A common model in this world, and a best practice according to some cloud providers' documentation, is to deploy a multi-zone cluster. This means I have a single Kubernetes cluster, but the nodes are spread across zones, typically three. For example, in AWS, the documentation recommends deploying nodes across all three zones. If one zone goes down, the cluster still functions because two zones remain, and Kubernetes is a distributed system. This provides a nice reliability feature.
However, from the user's perspective, the problem is that the cloud provider charges for traffic that crosses the zone boundary. If you have a small amount of traffic, it's not a significant issue, but if you have a large amount of traffic, the cost can be substantial over time. In fact, you could end up paying millions of dollars every year just for cross-zone traffic. This happens because Kubernetes is doing its job: load balancing and spreading traffic across all nodes for reliability. But then you get charged for traffic that goes across zones.
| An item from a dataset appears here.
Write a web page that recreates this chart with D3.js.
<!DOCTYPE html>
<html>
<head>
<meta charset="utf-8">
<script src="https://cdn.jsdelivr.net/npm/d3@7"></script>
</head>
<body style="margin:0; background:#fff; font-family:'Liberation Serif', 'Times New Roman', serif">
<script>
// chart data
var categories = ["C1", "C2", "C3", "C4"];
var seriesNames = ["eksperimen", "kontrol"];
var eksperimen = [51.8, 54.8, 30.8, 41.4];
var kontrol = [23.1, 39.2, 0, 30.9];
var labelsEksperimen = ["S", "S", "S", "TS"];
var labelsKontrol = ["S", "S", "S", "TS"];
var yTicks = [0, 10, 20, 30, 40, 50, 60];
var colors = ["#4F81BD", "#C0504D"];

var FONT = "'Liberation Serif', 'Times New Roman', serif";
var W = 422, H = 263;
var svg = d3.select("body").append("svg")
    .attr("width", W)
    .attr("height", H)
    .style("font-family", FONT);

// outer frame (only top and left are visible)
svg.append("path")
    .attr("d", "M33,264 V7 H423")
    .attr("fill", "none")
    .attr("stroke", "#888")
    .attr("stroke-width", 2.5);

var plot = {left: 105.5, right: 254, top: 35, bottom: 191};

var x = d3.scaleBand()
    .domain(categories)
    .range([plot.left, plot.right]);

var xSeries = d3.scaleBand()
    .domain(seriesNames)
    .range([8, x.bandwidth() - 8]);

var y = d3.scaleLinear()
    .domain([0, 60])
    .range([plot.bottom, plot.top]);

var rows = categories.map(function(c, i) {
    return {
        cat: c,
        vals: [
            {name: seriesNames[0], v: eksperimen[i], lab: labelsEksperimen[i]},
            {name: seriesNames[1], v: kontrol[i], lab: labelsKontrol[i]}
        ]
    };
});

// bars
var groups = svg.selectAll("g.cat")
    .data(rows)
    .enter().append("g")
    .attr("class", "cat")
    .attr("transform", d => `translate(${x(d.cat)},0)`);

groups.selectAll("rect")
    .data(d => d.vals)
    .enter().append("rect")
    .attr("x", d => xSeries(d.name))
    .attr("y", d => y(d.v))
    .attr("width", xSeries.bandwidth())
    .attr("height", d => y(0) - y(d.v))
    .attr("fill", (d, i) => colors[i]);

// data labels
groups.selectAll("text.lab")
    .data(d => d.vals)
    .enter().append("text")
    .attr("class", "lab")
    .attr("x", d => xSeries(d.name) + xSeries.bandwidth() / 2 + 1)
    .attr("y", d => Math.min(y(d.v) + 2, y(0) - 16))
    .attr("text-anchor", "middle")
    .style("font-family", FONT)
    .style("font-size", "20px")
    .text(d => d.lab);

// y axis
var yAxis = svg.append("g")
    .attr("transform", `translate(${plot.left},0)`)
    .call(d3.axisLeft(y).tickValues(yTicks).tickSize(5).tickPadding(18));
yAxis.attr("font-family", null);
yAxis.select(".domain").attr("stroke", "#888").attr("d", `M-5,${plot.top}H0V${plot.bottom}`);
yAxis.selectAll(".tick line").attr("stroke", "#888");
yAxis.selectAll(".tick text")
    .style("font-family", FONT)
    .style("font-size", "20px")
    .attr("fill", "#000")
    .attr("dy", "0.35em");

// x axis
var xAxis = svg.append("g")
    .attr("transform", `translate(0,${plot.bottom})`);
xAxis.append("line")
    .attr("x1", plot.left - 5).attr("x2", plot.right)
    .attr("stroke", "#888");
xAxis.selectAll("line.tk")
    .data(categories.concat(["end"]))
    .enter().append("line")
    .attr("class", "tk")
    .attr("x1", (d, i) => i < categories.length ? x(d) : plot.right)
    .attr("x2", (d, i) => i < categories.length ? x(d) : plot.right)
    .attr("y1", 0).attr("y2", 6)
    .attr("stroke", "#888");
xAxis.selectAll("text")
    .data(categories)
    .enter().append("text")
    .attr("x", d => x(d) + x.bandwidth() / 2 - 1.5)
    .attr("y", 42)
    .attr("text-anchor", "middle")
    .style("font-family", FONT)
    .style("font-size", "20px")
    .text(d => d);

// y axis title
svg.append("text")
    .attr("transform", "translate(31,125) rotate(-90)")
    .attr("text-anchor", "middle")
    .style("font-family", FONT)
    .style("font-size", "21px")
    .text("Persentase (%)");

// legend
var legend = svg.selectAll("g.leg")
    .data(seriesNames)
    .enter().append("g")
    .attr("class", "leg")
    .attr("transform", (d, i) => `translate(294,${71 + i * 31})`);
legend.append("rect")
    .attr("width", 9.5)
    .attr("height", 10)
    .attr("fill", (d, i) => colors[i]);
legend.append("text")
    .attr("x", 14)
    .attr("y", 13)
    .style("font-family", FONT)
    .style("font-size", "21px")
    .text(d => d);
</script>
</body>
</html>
If you have a tiny amount of traffic, it's a negligible cost, but if you have a huge amount of traffic, it's a big problem. That's the situation.
Bart: In terms of the specific problems that Topology-aware routing is trying to solve regarding costs and cross-zone traffic, could you give some specific examples of real-world cases where you've seen this?
William: So, on top of that problem, we introduce Topology-aware routing, a feature built into Kubernetes that can be enabled to prevent traffic from crossing zones. This solves the problem of cross-zone traffic, but it's not a complete solution because we do want cross-zone traffic in certain situations, such as when something fails and we want traffic to recover across zones. Topology-aware routing has a set of rules that disable it in certain situations. For example, if all instances of a service in one zone suddenly go down, it will turn itself off and allow traffic to happen between zones, ensuring reliability. A concrete example is a distributed database, which typically has a set of database instances per zone. If the database goes down in one zone, it's a difficult situation because none of the services can access the database. In this situation, we want the traffic to be handled by the other zones. Topology-aware routing is a feature that promises to prevent cross-zone traffic when things are normal, reducing cloud spend, and disable itself when things fail, allowing traffic to resume between zones and ensuring a stable cluster even if a zone or database is down.
Bart: Regarding the cost, the FinOps element of this is a topic that has been addressed since the beginning of Kubernetes, as well as cloud spending in general. This year, with IBM acquiring a company like KubeCost, how does this figure into the FinOps framework and landscape, compared to other practices being done to monitor, reduce, and optimize?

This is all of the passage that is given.